Qwelane reported on political events in the 1980s, and was a prolific reporter. His writing style won him many admirers, and he covered unrest in the townships, including a 1985 stint in the townships near Uitenhage. He got his first column in 1983, that was published in the Star's Africa Edition (aimed at blacks); it was called My World, which began his career as a political commentator, in addition to being a reporter. He was later given two columns for the main paper on weekends called Just Jon, and Jon's Jive. Just Jon often confronted white readers with "straight-talking" and uncomfortable opinions about contemporary events in apartheid South Africa, while Jon's Jive was more light-hearted.

Qwelane began working for Radio 702, a talk radio station, in the 1990s, hosting its Talk at Nine talk show for approximately a decade, before his contract was not renewed in 2003, amidst a strained relationship with the station owners, Primedia.

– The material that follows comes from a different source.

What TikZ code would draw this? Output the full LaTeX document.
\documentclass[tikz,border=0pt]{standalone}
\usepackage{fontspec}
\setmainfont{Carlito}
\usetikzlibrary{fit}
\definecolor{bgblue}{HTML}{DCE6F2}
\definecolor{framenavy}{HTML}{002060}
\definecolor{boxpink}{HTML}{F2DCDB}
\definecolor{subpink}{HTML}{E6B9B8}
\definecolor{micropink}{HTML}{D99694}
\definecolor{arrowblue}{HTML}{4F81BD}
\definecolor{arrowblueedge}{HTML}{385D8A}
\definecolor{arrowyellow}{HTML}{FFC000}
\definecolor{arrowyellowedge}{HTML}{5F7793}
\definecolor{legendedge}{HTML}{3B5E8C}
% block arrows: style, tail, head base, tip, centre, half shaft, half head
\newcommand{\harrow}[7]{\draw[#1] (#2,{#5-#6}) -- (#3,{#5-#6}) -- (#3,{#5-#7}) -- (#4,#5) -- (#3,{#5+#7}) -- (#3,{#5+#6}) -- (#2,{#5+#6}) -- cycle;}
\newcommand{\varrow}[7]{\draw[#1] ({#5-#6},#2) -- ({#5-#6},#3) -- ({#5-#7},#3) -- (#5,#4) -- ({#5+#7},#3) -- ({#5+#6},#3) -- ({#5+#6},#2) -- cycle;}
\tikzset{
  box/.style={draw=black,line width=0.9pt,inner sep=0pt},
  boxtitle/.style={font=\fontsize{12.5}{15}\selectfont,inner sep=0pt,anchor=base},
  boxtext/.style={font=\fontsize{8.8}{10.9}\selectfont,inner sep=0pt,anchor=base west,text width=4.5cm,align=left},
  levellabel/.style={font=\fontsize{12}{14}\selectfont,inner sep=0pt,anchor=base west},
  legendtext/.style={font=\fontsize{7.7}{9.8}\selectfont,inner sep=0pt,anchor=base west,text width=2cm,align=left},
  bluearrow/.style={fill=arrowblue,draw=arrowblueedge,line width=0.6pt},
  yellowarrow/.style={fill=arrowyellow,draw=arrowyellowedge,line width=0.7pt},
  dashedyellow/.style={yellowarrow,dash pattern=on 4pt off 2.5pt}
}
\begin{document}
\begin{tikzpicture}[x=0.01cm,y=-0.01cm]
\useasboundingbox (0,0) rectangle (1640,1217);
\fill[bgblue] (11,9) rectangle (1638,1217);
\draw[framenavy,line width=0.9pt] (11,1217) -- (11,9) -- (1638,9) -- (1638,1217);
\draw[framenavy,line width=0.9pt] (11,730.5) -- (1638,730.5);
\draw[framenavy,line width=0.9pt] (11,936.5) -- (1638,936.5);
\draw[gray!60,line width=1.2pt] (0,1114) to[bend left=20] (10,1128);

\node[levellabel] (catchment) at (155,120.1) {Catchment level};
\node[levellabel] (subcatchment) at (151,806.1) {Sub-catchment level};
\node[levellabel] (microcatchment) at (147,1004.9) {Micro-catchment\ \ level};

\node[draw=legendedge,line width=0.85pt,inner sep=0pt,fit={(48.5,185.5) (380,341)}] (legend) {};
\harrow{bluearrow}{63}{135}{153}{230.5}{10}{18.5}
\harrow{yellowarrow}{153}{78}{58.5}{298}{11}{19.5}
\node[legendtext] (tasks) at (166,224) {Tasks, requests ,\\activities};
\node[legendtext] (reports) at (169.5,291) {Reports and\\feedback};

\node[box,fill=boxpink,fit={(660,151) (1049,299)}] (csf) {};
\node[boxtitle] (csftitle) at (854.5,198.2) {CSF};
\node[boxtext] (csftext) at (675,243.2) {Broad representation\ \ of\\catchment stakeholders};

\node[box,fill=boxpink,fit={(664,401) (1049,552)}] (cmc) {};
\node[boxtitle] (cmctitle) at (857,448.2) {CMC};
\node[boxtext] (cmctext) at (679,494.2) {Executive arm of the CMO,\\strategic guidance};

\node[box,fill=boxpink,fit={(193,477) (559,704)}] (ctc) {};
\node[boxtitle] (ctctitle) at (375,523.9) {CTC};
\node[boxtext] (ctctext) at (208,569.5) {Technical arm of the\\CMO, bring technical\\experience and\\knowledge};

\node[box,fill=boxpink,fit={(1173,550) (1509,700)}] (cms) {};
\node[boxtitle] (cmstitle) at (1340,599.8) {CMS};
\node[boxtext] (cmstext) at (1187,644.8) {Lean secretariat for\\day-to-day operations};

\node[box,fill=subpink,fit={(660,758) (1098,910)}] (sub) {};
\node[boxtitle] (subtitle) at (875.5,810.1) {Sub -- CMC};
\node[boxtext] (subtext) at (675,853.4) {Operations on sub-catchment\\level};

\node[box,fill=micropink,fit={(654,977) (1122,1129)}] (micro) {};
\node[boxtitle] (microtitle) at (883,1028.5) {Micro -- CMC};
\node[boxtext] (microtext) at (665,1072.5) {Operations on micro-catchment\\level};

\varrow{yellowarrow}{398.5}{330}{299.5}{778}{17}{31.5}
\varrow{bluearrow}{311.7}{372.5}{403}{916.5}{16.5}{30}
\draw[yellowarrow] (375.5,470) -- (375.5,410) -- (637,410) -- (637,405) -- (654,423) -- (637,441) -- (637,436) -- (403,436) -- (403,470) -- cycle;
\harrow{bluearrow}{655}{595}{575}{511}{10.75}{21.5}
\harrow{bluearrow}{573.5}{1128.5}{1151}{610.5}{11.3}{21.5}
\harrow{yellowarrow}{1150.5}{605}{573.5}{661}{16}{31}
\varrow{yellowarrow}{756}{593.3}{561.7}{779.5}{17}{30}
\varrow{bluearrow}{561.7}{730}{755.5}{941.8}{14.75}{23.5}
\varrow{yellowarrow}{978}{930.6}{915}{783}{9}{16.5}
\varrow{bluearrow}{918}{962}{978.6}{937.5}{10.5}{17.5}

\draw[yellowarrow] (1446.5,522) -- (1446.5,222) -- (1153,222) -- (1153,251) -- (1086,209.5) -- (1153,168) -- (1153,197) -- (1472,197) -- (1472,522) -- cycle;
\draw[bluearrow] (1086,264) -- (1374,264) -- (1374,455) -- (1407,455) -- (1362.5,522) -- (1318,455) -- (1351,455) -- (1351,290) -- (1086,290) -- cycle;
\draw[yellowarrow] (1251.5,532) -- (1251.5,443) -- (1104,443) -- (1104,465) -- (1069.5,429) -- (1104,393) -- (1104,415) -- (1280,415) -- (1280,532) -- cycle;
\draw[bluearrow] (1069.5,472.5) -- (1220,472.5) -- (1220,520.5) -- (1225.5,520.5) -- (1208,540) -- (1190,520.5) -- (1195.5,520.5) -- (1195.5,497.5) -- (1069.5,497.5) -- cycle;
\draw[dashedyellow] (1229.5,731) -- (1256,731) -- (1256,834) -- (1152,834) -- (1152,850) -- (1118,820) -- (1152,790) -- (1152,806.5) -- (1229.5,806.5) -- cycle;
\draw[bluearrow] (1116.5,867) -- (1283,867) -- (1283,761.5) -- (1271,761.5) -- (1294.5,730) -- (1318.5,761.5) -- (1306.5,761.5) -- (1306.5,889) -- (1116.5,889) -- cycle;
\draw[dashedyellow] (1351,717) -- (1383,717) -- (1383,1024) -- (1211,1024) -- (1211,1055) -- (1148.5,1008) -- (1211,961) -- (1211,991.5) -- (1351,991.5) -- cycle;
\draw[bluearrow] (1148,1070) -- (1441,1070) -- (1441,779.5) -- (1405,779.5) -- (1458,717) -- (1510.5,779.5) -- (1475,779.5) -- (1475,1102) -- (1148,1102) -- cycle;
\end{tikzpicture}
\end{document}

He also edited, and partially owned a magazine called Tribute in the 1990s, after leaving the Star.

===Controversy, ambassadorship and later life===
Qwelane wrote a column in 2008 titled "Call me Names, but Gay is not Ok." in the Sunday Sun, in which he criticised the Anglican Church's permissive position on homosexuality, and praised Robert Mugabe's stance on the issue, and accused homosexuals of harming society intimating that gay marriage would ultimately legitimise bestiality. This resulted in a large number of complaints to the South African Human Rights Commission, which took Qwelane to the Equality Court, which, in turn, fined Qwelane, and ordered him to apologise.

Following the end of his tenure at 702 in 2003, Qwelane had struggled to earn a regular income, but he was appointed as South Africa's ambassador to Uganda by the ANC government in 2010, He completed his four-year term in 2014. and it was implied by the Mail & Guardian that this appointment was a reward for his support for then-president Jacob Zuma. Qwelane's appointment raised concerns that it would fuel tensions in Uganda, which had severe penalties for homosexual conduct.

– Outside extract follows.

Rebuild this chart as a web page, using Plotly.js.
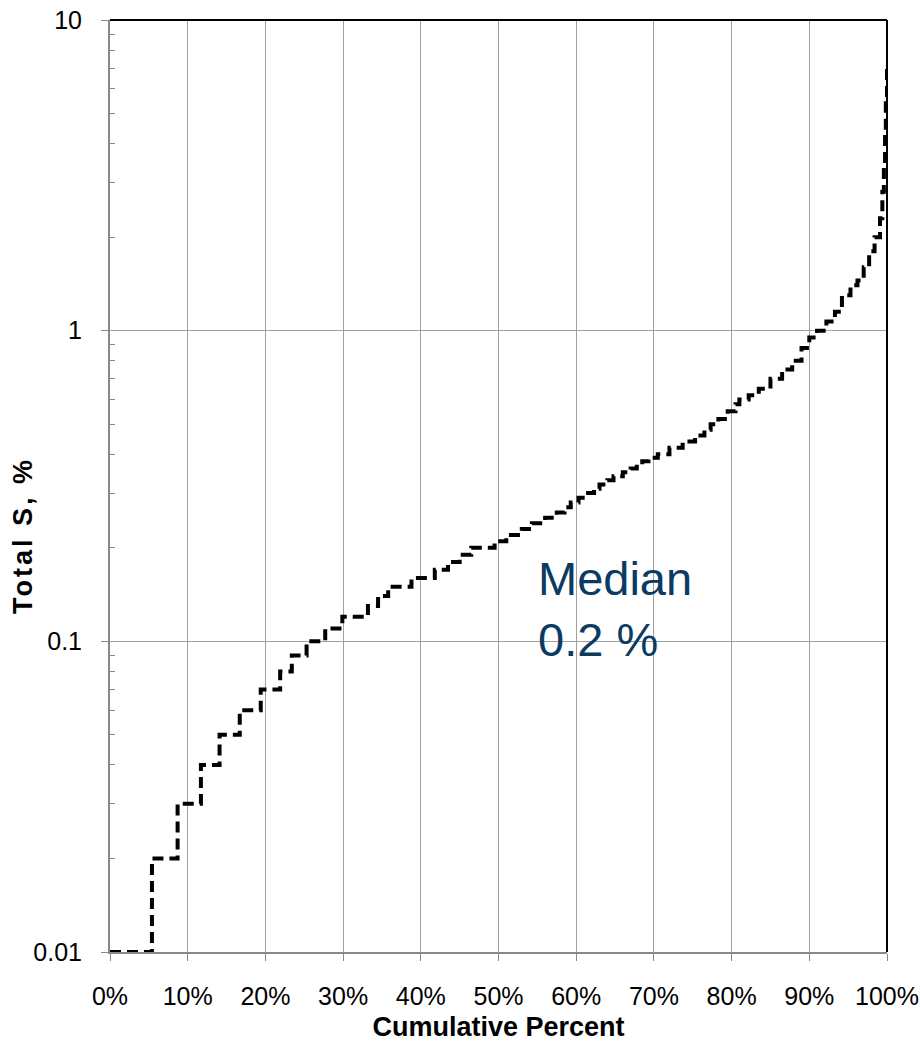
<!DOCTYPE html>
<html>
<head>
<meta charset="utf-8">
<script src="https://cdn.plot.ly/plotly-3.0.1.min.js"></script>
<style>
html,body{margin:0;padding:0;background:#fff;}
#chart{width:920px;height:1045px;}
</style>
</head>
<body>
<div id="chart"></div>
<script>
// Cumulative percent (x) where each Total S level (y) begins (step curve)
const cumulativePercent = [0, 5.4, 8.7, 11.7, 14.1, 16.7, 19.4, 21.9, 23.4, 25.3, 27.7, 29.9, 33.2, 34.5, 35.8, 38.8,
  41.8, 43.5, 45, 46.5, 49.5, 51, 53, 54.3, 56, 57.5, 58.5, 59.3, 60.3, 61.2, 62.3, 63, 64, 64.8, 66, 67, 67.8, 68.5,
  69.3, 70.5, 72, 73.7, 75.3, 76.5, 77.3, 78.3, 79.5, 80.5, 81, 82.2, 83.5, 85, 86.5, 87.8, 89, 90, 91, 92.2, 93.3,
  94.2, 95.3, 96.2, 97, 97.7, 98.4, 99.1, 99.4, 99.6, 99.75, 99.85, 100];
const totalS = [0.01, 0.02, 0.03, 0.04, 0.05, 0.06, 0.07, 0.08, 0.09, 0.10, 0.11, 0.12, 0.13, 0.14, 0.15, 0.16,
  0.17, 0.18, 0.19, 0.20, 0.21, 0.22, 0.23, 0.24, 0.25, 0.26, 0.27, 0.28, 0.29, 0.30, 0.31, 0.32, 0.33, 0.34, 0.35, 0.36, 0.37, 0.38,
  0.39, 0.40, 0.42, 0.44, 0.46, 0.48, 0.50, 0.52, 0.55, 0.58, 0.60, 0.62, 0.65, 0.70, 0.75, 0.80, 0.88, 0.95, 1.00, 1.07, 1.15,
  1.30, 1.40, 1.45, 1.60, 1.80, 2.00, 2.30, 2.80, 3.40, 4.30, 5.40, 7.00];

const xTickVals = [0, 10, 20, 30, 40, 50, 60, 70, 80, 90, 100];
const xTickText = ['0%', '10%', '20%', '30%', '40%', '50%', '60%', '70%', '80%', '90%', '100%'];
const yTickVals = [0.01, 0.1, 1, 10];
const yTickText = ['0.01', '0.1', '1', '10'];
const yMinorVals = [0.02,0.03,0.04,0.05,0.06,0.07,0.08,0.09,0.2,0.3,0.4,0.5,0.6,0.7,0.8,0.9,2,3,4,5,6,7,8,9];
const medianText = 'Median<br>0.2 %';
const xTitle = 'Cumulative Percent';
const yTitle = 'Total S, %';

const tickFont = {family: 'Arial, "Liberation Sans", sans-serif', size: 25, color: '#000'};

const trace = {
  x: cumulativePercent,
  y: totalS,
  type: 'scatter',
  mode: 'lines',
  line: {shape: 'hv', color: '#000', width: 4, dash: '11px,6px'},
  hoverinfo: 'skip',
  showlegend: false
};

const layout = {
  width: 920, height: 1045,
  margin: {l: 110, r: 33, t: 20, b: 93, pad: 0},
  paper_bgcolor: '#fff', plot_bgcolor: '#fff',
  font: {family: 'Arial, "Liberation Sans", sans-serif', color: '#000'},
  xaxis: {
    range: [0, 100],
    tickmode: 'array', tickvals: xTickVals, ticktext: xTickText,
    ticks: 'outside', ticklen: 7, tickcolor: '#888', tickwidth: 1,
    showgrid: true, gridcolor: '#a0a0a0', gridwidth: 1,
    showline: true, linecolor: '#888', linewidth: 2,
    zeroline: false,
    tickfont: tickFont,
    ticklabelstandoff: 14,
    title: {text: xTitle, font: {family: 'Arial, "Liberation Sans", sans-serif', size: 27, weight: 'bold', color: '#000'}, standoff: 8},
    fixedrange: true
  },
  yaxis: {
    type: 'log',
    range: [-2, 1],
    tickmode: 'array', tickvals: yTickVals, ticktext: yTickText,
    ticks: 'outside', ticklen: 7, tickcolor: '#888', tickwidth: 1,
    minor: {tickmode: 'array', tickvals: yMinorVals, ticks: 'inside', ticklen: 5, tickcolor: '#888', tickwidth: 1, showgrid: false},
    showgrid: true, gridcolor: '#a0a0a0', gridwidth: 1,
    showline: true, linecolor: '#888', linewidth: 2,
    zeroline: false,
    tickfont: tickFont,
    ticklabelstandoff: 14,
    fixedrange: true
  },
  shapes: [
    {type: 'line', xref: 'paper', yref: 'paper', x0: 0, x1: 1, y0: 1, y1: 1, line: {color: '#000', width: 2}},
    {type: 'line', xref: 'paper', yref: 'paper', x0: 1, x1: 1, y0: 0, y1: 1, line: {color: '#000', width: 2}}
  ],
  annotations: [
    {
      text: medianText, xref: 'x', yref: 'y', x: 54.8, y: Math.log10(0.127),
      xanchor: 'left', yanchor: 'middle', align: 'left', showarrow: false,
      font: {family: 'Arial, "Liberation Sans", sans-serif', size: 47, color: '#0b3a63'}
    },
    {
      text: yTitle, xref: 'paper', yref: 'paper', x: (23 - 110) / 777, y: (952 - 536) / 932,
      xanchor: 'center', yanchor: 'middle', textangle: -90, showarrow: false,
      font: {family: 'Arial, "Liberation Sans", sans-serif', size: 27, weight: 'bold', color: '#000'}
    }
  ]
};

Plotly.newPlot('chart', [trace], layout, {displayModeBar: false, staticPlot: true}).then(function (gd) {
  // widen the rotated y title a little, as in the reference
  const t = gd.querySelectorAll('.annotation-text');
  t.forEach(function (el) {
    if (el.textContent === yTitle) el.style.letterSpacing = '3px';
  });
});
</script>
</body>
</html>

Qwelane appealed the hate speech decision, and challenged the constitutionality of the relevant section of Promotion of Equality and Prevention of Unfair Discrimination Act (more commonly called the Equality Act), and the Supreme Court of Appeal upheld Qwelane's appeal in 2019, ordering that the law be redrafted, as it was overly-broad, and infringed on the constitutional right to freedom of expression. The judgment was referred to the Constitutional Court for confirmation in Qwelane v South African Human Rights Commission, and a hearing was held in September 2020.

===Personal life===
Qwelane had a wife and six children, and he named his oldest son Sobukwe, after Pan Africanist leader Robert Sobukwe. The family moved from Soweto to a suburb south of Johannesburg after segregation ended. Qwelane was a long-time smoker. He suffered from respiratory and heart issues.

===Death and afterward===
Qwelane died on 24 December 2020, was given an official provincial funeral on 4 January 2021 and buried in Mmabatho.